By Baratunde R. Thurston

Web paranoia has increased in direct proportion to the Internet's popularity over the past few years. Usually the fears are baseless and serve only to slow down mail servers across the land. But events last week showed that roads to the Information Superhighway can actually be treacherous, and even the mighty Microsoft Corp. can be slowed down by pot-holes.

College students discovered that Microsoft's web browser has security holes. The bugs affect the Internet Explorer (IE) versions 2.0 and later for Windows 95 and NT 4.0. They also affect users of America Online's browser, which is really just the Internet Explorer.

That's right. A product released by good donor Bill Gates has cooties. Ho, hum. Surprise, surprise.

Now, errors in Microsoft products are nothing new. Just ask users of Windows 3.1 about general protection faults or Windows 95 users about network printing problems.

Nor are software bugs new to other vendors. But, this latest scare has manifested in the security (or lack thereof) of the sacred World Wide Web, and it may just cause all of us to surf a little slower from now on.

The Web browser actually contains at least three bugs.

The first bug was discovered by students at Worcester Polytechnic right here in Massachusetts. It allows a web page designer to include regular shortcuts (files that end in '.LNK') and Internet shortcuts (files that end in '.URL') on a page that could start programs on a user's computer if clicked. Because of the common location of many of the files on Windows-based PCs, it would not be difficult to create a link, for example, that would start the calculator program on your computer. While this is an innocent example, it could be very destructive if another program was started with more malicious intent.

The second bug was announced shortly after the first and was discovered by MIT students. It is basically the same as the first bug except that it extends the possible files to include those that end in ".isp."

University of Maryland students found the third security hole. It also allows you to start a program, but via different means. Instead of using shortcuts, it manipulates the frames feature of IE so that by double clicking on certain icons or graphics whole folders could be accessed on the host computer or the computer of the user. Net surfers would be able to copy, run or delete files.

Now, there's no real need to get all worked up over these problems at this point. Microsoft has created a patch that it says fixes all three of the security breaches. You can download it from http://www.microsoft.com/ie/security/update.htm.

But, a larger issue remains unresolved. How many other such security breaches lie out there waiting to destroy you and your computer? What if some disgruntled Web page designer with no life decides it's time to get even with the world. Suppose he works for Netscape, The New York Times or any other company whose Website has high traffic. The potential for disaster increases many times over.
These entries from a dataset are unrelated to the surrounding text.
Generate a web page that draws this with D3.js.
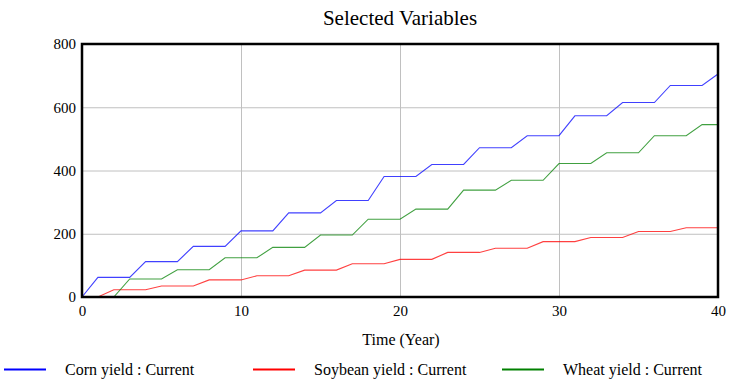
<!DOCTYPE html>
<html>
<head>
<meta charset="utf-8">
<script src="https://cdn.jsdelivr.net/npm/d3@7"></script>
<style>
    body { margin: 0; background: #ffffff; }
    svg { display: block; font-family: "Liberation Serif", "Tinos", "Times New Roman", Times, "DejaVu Serif", serif; }
    .grid line { stroke: #c0c0c0; stroke-width: 1; }
    .tick text { font-family: "Liberation Serif", "Tinos", "Times New Roman", Times, "DejaVu Serif", serif; font-size: 15px; fill: #000000; }
</style>
</head>
<body>
<svg id="chart" width="747" height="384"></svg>
<script>
const years = d3.range(0, 41);

// values, one per year
const cornYield = [
    0, 62, 62, 62, 112, 112, 112, 160, 160, 160,
    209, 209, 209, 266, 266, 266, 305, 305, 305, 381,
    381, 381, 419, 419, 419, 472, 472, 472, 510, 510,
    510, 573, 573, 573, 615, 615, 615, 669, 669, 669,
    705
];
const soybeanYield = [
    0, 0, 23, 23, 23, 35, 35, 35, 54, 54,
    54, 67, 67, 67, 85, 85, 85, 105, 105, 105,
    119, 119, 119, 141, 141, 141, 154, 154, 154, 175,
    175, 175, 188, 188, 188, 207, 207, 207, 219, 219,
    219
];
const wheatYield = [
    0, 0, 0, 57, 57, 57, 86, 86, 86, 124,
    124, 124, 157, 157, 157, 196, 196, 196, 246, 246,
    246, 278, 278, 278, 338, 338, 338, 369, 369, 369,
    422, 422, 422, 456, 456, 456, 510, 510, 510, 545,
    545
];

const seriesNames = ["Corn yield : Current", "Soybean yield : Current", "Wheat yield : Current"];
const seriesColors = ["#0000ff", "#ff0000", "#008000"];
const xTicks = [0, 10, 20, 30, 40];
const yTicks = [0, 200, 400, 600, 800];

const attr = {
    left: 82,
    right: 718,
    top: 44,
    bottom: 297
};

const translate = function(a, b) {
    return "translate(" + a + ", " + b + ")";
};

const svg = d3.select("#chart");

const x = d3.scaleLinear().domain([0, 40]).range([attr.left, attr.right]);
const y = d3.scaleLinear().domain([0, 800]).range([attr.bottom, attr.top]);

// grid lines
const grid = svg.append("g").attr("class", "grid");
grid.selectAll(".gx")
    .data(xTicks.slice(1, -1))
    .enter()
    .append("line")
    .attr("x1", d => x(d) + 0.5)
    .attr("x2", d => x(d) + 0.5)
    .attr("y1", attr.top)
    .attr("y2", attr.bottom);
grid.selectAll(".gy")
    .data(yTicks.slice(1, -1))
    .enter()
    .append("line")
    .attr("x1", attr.left)
    .attr("x2", attr.right)
    .attr("y1", d => y(d) + 0.5)
    .attr("y2", d => y(d) + 0.5);

// series lines
const data = [cornYield, soybeanYield, wheatYield];
const line = d3.line()
    .x((d, i) => x(years[i]))
    .y(d => y(d));

svg.append("g")
    .selectAll("path")
    .data(data)
    .enter()
    .append("path")
    .attr("d", line)
    .attr("fill", "none")
    .attr("stroke", (d, i) => seriesColors[i])
    .attr("stroke-opacity", 0.75)
    .attr("stroke-width", 1.1);

// frame
svg.append("rect")
    .attr("x", attr.left)
    .attr("y", attr.top)
    .attr("width", attr.right - attr.left)
    .attr("height", attr.bottom - attr.top)
    .attr("fill", "none")
    .attr("stroke", "#000000")
    .attr("stroke-width", 2.5);

// axes
const xAxis = svg.append("g")
    .attr("transform", translate(0, attr.bottom))
    .call(d3.axisBottom(x).tickValues(xTicks).tickSize(0).tickPadding(0).tickFormat(d3.format("d")));
xAxis.select(".domain").remove();
xAxis.selectAll("text").attr("y", 19).attr("dy", null);

const yAxis = svg.append("g")
    .attr("transform", translate(attr.left, 0))
    .call(d3.axisLeft(y).tickValues(yTicks).tickSize(0).tickPadding(6).tickFormat(d3.format("d")));
yAxis.select(".domain").remove();
svg.selectAll("g").attr("font-family", null);

// title and axis label
svg.append("text")
    .attr("x", (attr.left + attr.right) / 2)
    .attr("y", 25)
    .attr("text-anchor", "middle")
    .style("font-size", "21px")
    .text("Selected Variables");

svg.append("text")
    .attr("x", (attr.left + attr.right) / 2 + 1)
    .attr("y", 345)
    .attr("text-anchor", "middle")
    .style("font-size", "16px")
    .text("Time (Year)");

// legend
const legend = svg.append("g").attr("transform", translate(0, 369.5));
const legendX = [4, 253, 502];
legend.selectAll("line")
    .data(seriesNames)
    .enter()
    .append("line")
    .attr("x1", (d, i) => legendX[i])
    .attr("x2", (d, i) => legendX[i] + 42)
    .attr("y1", 0)
    .attr("y2", 0)
    .attr("stroke", (d, i) => seriesColors[i])
    .attr("stroke-width", 2);
legend.selectAll("text")
    .data(seriesNames)
    .enter()
    .append("text")
    .attr("x", (d, i) => legendX[i] + 61)
    .attr("y", 5.5)
    .style("font-size", "16px")
    .text(d => d);
</script>
</body>
</html>
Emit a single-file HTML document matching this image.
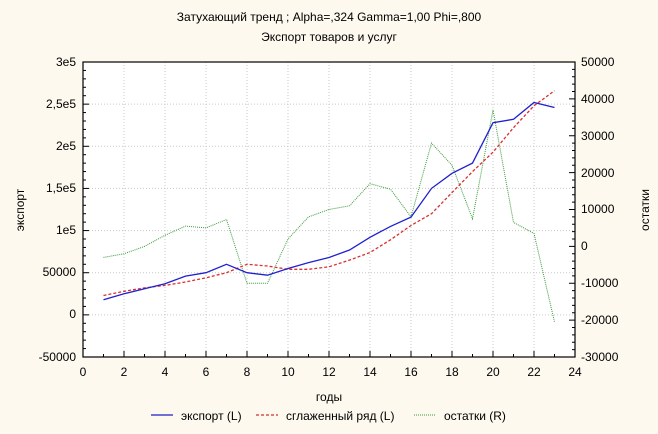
<!DOCTYPE html>
<html><head><meta charset="utf-8"><style>
body{margin:0;background:#fdf9ee;}
svg{display:block;font-family:"Liberation Sans","Noto Sans CJK SC",sans-serif;}
</style></head><body>
<svg id="s" width="658" height="434" viewBox="0 0 658 434" xmlns="http://www.w3.org/2000/svg">
<rect width="658" height="434" fill="#fdf9ee"/>
<rect x="83" y="62" width="492" height="295" fill="#fff"/>
<g id="grid" stroke="#c8c8c8" stroke-dasharray="1,2" stroke-width="1"></g>
<g id="ticks" stroke="#000" stroke-width="1"></g>
<rect x="83" y="62" width="492" height="295" fill="none" stroke="#000" stroke-width="1.2"/>
<g font-size="12" fill="#000">
<text x="329" y="21" text-anchor="middle">Затухающий тренд ; Alpha=,324 Gamma=1,00 Phi=,800</text>
<text x="329" y="41" text-anchor="middle">Экспорт товаров и услуг</text>
<g text-anchor="end">
<text x="76" y="66">3e5</text><text x="76" y="108">2,5e5</text><text x="76" y="150">2e5</text>
<text x="76" y="192">1,5e5</text><text x="76" y="234">1e5</text><text x="76" y="276">50000</text>
<text x="76" y="318">0</text><text x="76" y="361">-50000</text>
</g>
<g text-anchor="start">
<text x="581" y="66">50000</text><text x="581" y="103">40000</text><text x="581" y="140">30000</text>
<text x="581" y="177">20000</text><text x="581" y="213">10000</text><text x="581" y="250">0</text>
<text x="581" y="287">-10000</text><text x="581" y="324">-20000</text><text x="581" y="361">-30000</text>
</g>
<g text-anchor="middle">
<text x="83" y="376">0</text><text x="124" y="376">2</text><text x="165" y="376">4</text><text x="206" y="376">6</text>
<text x="247" y="376">8</text><text x="288" y="376">10</text><text x="329" y="376">12</text><text x="370" y="376">14</text>
<text x="411" y="376">16</text><text x="452" y="376">18</text><text x="493" y="376">20</text><text x="534" y="376">22</text><text x="575" y="376">24</text>
</g>
<text x="329" y="401" text-anchor="middle">годы</text>
<text transform="translate(24,210) rotate(-90)" text-anchor="middle">экспорт</text>
<text transform="translate(649,210) rotate(-90)" text-anchor="middle">остатки</text>
<text x="181" y="420">экспорт (L)</text>
<text x="286" y="420">сглаженный ряд (L)</text>
<text x="444" y="420">остатки (R)</text>
</g>
<line x1="151" y1="415" x2="173" y2="415" stroke="#2020c0" stroke-width="1.3"/>
<line x1="256" y1="415" x2="278" y2="415" stroke="#d03030" stroke-width="1.3" stroke-dasharray="3,2"/>
<line x1="414" y1="415" x2="436" y2="415" stroke="#3a9a3a" stroke-width="1" stroke-dasharray="1,1"/>
<polyline id="res" fill="none" stroke="#3a9a3a" stroke-width="1" stroke-dasharray="1,1"/>
<polyline id="sm" fill="none" stroke="#d83030" stroke-width="1.3" stroke-dasharray="3,2"/>
<polyline id="ex" fill="none" stroke="#2020d0" stroke-width="1.3"/>
</svg>
<script>
var X=function(t){return 83+t*20.5},L=function(v){return 357-(v+50000)*295/350000},R=function(v){return 357-(v+30000)*295/80000};
var ex=[18000,25000,31000,37000,46000,50000,60000,50000,47000,55000,62000,68000,77000,92000,105000,116000,150000,168000,180000,228000,232000,252000,246000];
var sm=[23000,28000,32000,35000,39000,44000,50000,60000,58000,54000,54000,57000,65000,74000,89000,106000,120000,145000,170000,193000,222000,248000,266000];
var rs=[-3000,-2000,0,3000,5500,5000,7300,-10000,-10000,2000,8000,10000,11000,17000,15500,8000,28000,22000,7500,37000,6500,3500,-20500];
function pts(a,f){return a.map(function(v,i){return X(i+1).toFixed(1)+","+f(v).toFixed(1)}).join(" ")}
document.getElementById("ex").setAttribute("points",pts(ex,L));
document.getElementById("sm").setAttribute("points",pts(sm,L));
document.getElementById("res").setAttribute("points",pts(rs,R));
var g=document.getElementById("grid"),tk=document.getElementById("ticks"),h="",t="";
for(var i=2;i<24;i+=2){h+='<line x1="'+X(i)+'" y1="62" x2="'+X(i)+'" y2="357"/>';}
for(var v=0;v<300000;v+=50000){h+='<line x1="83" y1="'+L(v)+'" x2="575" y2="'+L(v)+'"/>';}
g.innerHTML=h;
for(var i=1;i<24;i++){var x=X(i);t+='<line x1="'+x+'" y1="357" x2="'+x+'" y2="'+(i%2?354:351)+'"/>';}
for(var v=-50000;v<=300000;v+=10000){var y=L(v);t+='<line x1="83" y1="'+y+'" x2="'+(v%50000?86:89)+'" y2="'+y+'"/>';}
for(var v=-30000;v<=50000;v+=2000){var y=R(v);t+='<line x1="575" y1="'+y+'" x2="'+(v%10000?572:569)+'" y2="'+y+'"/>';}
tk.innerHTML=t;
</script>
</body></html>
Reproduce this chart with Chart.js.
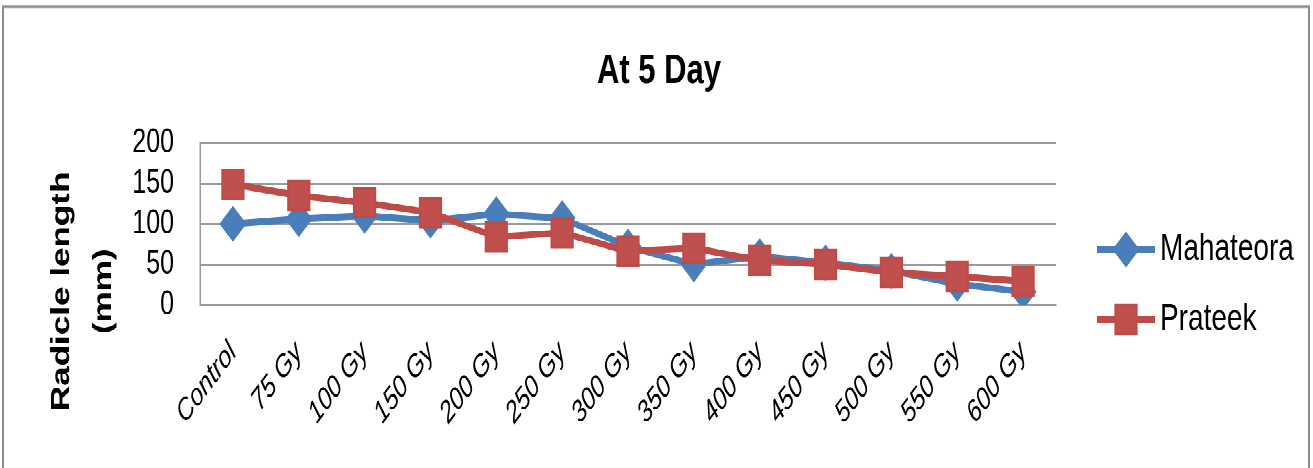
<!DOCTYPE html>
<html>
<head>
<meta charset="utf-8">
<script src="https://cdn.jsdelivr.net/npm/chart.js@4"></script>
<style>
  html, body { margin: 0; padding: 0; background: #fff; overflow: hidden; }
  #stage {
    position: absolute; left: 0; top: 0;
    width: 1313px; height: 347px;
    transform: scaleY(1.3487); transform-origin: 0 0;
  }
  #frame {
    position: absolute; left: 2px; top: 4px;
    width: 1304px; height: 400px;
    border: 2px solid #8c8c8c;
  }
  #myChart { position: absolute; left: 0; top: 0; }
</style>
</head>
<body>
<div id="stage">
  <div id="frame"></div>
  <canvas id="myChart" width="1313" height="347" style="width:1313px;height:347px"></canvas>
</div>
<script>
const categories = ['Control', '75 Gy', '100 Gy', '150 Gy', '200 Gy', '250 Gy', '300 Gy',
  '350 Gy', '400 Gy', '450 Gy', '500 Gy', '550 Gy', '600 Gy'];
const mahateora = [100, 106, 110, 104, 112, 107, 72, 50, 60, 52, 42, 26, 16];
const prateek = [149, 135, 126, 114, 84, 89, 66, 70, 55, 50, 40, 35, 29];
const yTicks = [0, 50, 100, 150, 200];

const chartTitle = 'At 5 Day';
const yTitle = ['Radicle length', '(mm)'];

const NARROW = "'Liberation Sans Narrow', 'Liberation Sans', sans-serif";
const BLUE = '#4a7ebb';
const RED = '#be4b48';


// title, y axis title and legend drawn at the spots they sit in the picture
const extras = {
    id: 'extras',
    afterDraw(chart) {
        const ctx = chart.ctx;
        ctx.save();
        ctx.fillStyle = '#000';
        ctx.textAlign = 'center';
        ctx.textBaseline = 'middle';
        ctx.font = 'bold 31px ' + NARROW;
        ctx.fillText(chartTitle, 659, 53);

        ctx.save();
        ctx.translate(62, 216);
        ctx.rotate(-Math.PI / 2);
        ctx.font = 'bold 26px "Liberation Sans", Arial, sans-serif';
        ctx.fillText(yTitle[0], 0, 0);
        ctx.fillText(yTitle[1], 0, 42);
        ctx.restore();

        const rows = [185, 237];
        chart.data.datasets.forEach(function (ds, i) {
            const y = rows[i];
            ctx.strokeStyle = ds.borderColor;
            ctx.lineWidth = 5;
            ctx.beginPath();
            ctx.moveTo(1097, y);
            ctx.lineTo(1155, y);
            ctx.stroke();
            ctx.fillStyle = ds.pointBackgroundColor;
            ctx.strokeStyle = ds.pointBorderColor;
            ctx.lineWidth = 2;
            Chart.helpers.drawPoint(ctx, {
                pointStyle: ds.pointStyle,
                radius: ds.pointRadius,
                borderWidth: 2,
                rotation: 0
            }, 1126, y);
            ctx.fillStyle = '#000';
            ctx.textAlign = 'left';
            ctx.font = '28px ' + NARROW;
            ctx.fillText(ds.label, 1160, y);
        });
        ctx.restore();
    }
};


function renderChart() {
    const ctx = document.getElementById('myChart');

    new Chart(ctx, {
        type: 'line',
        data: {
            labels: categories,
            datasets: [{
                label: 'Mahateora',
                data: mahateora,
                order: 2,
                borderColor: BLUE,
                backgroundColor: BLUE,
                borderWidth: 5,
                pointStyle: 'rectRot',
                pointRadius: 12,
                pointBorderWidth: 2,
                pointBorderColor: BLUE,
                pointBackgroundColor: BLUE
            }, {
                label: 'Prateek',
                data: prateek,
                order: 1,
                borderColor: RED,
                backgroundColor: '#c0504d',
                borderWidth: 5,
                pointStyle: 'rect',
                pointRadius: 15,
                pointBorderWidth: 2,
                pointBorderColor: RED,
                pointBackgroundColor: '#c0504d'
            }]
        },
        options: {
            responsive: false,
            animation: false,
            devicePixelRatio: 2,
            layout: {
                padding: { top: 106, right: 257, left: 0, bottom: 0 }
            },
            plugins: {
                legend: { display: false },
                title: { display: false },
                tooltip: { enabled: false }
            },
            scales: {
                x: {
                    offset: true,
                    afterFit: function (scale) { scale.height = 121; },
                    grid: { display: false, offset: true },
                    border: { display: true, color: '#9a9a9a', width: 1.5 },
                    ticks: {
                        color: '#000',
                        autoSkip: false,
                        maxRotation: 45,
                        minRotation: 45,
                        padding: 14,
                        font: { family: NARROW, size: 23, style: 'italic' }
                    }
                },
                y: {
                    min: 0,
                    max: 200,
                    afterFit: function (scale) { scale.width = 200; },
                    afterBuildTicks: function (scale) {
                        scale.ticks = yTicks.map(v => ({ value: v }));
                    },
                    grid: { color: '#9a9a9a', lineWidth: 1.5, drawTicks: false },
                    border: { display: true, color: '#9a9a9a', width: 1.5 },
                    ticks: {
                        color: '#000',
                        autoSkip: false,
                        padding: 26,
                        font: { family: NARROW, size: 25 }
                    }
                }
            }
        },
        plugins: [extras]
    });
}

renderChart();
</script>
</body>
</html>
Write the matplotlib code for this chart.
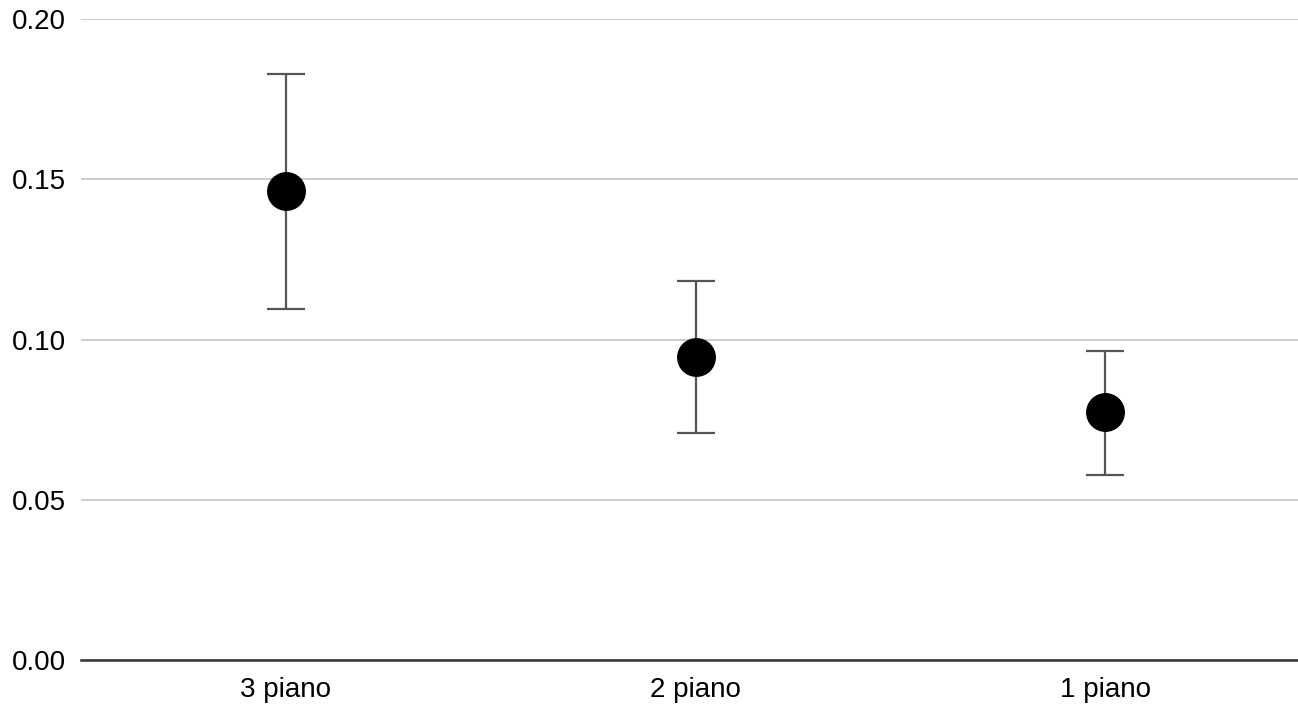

Yet hasn't new technology always been prone to all sorts of errors? Why, the Wright brothers' first plane was probably a death trap, and now it's safer to fly than drive.

Even though the Information Superhighway doesn't have real passing lanes or slick roads or even cars, we still must drive defensively and be ready for any new twists and turns the road may take.

--Baratunde R. Thurston '99 is the Claverly Hall User Assistant for HASCS, a member of the Harvard Computer Society and a Crimson editor.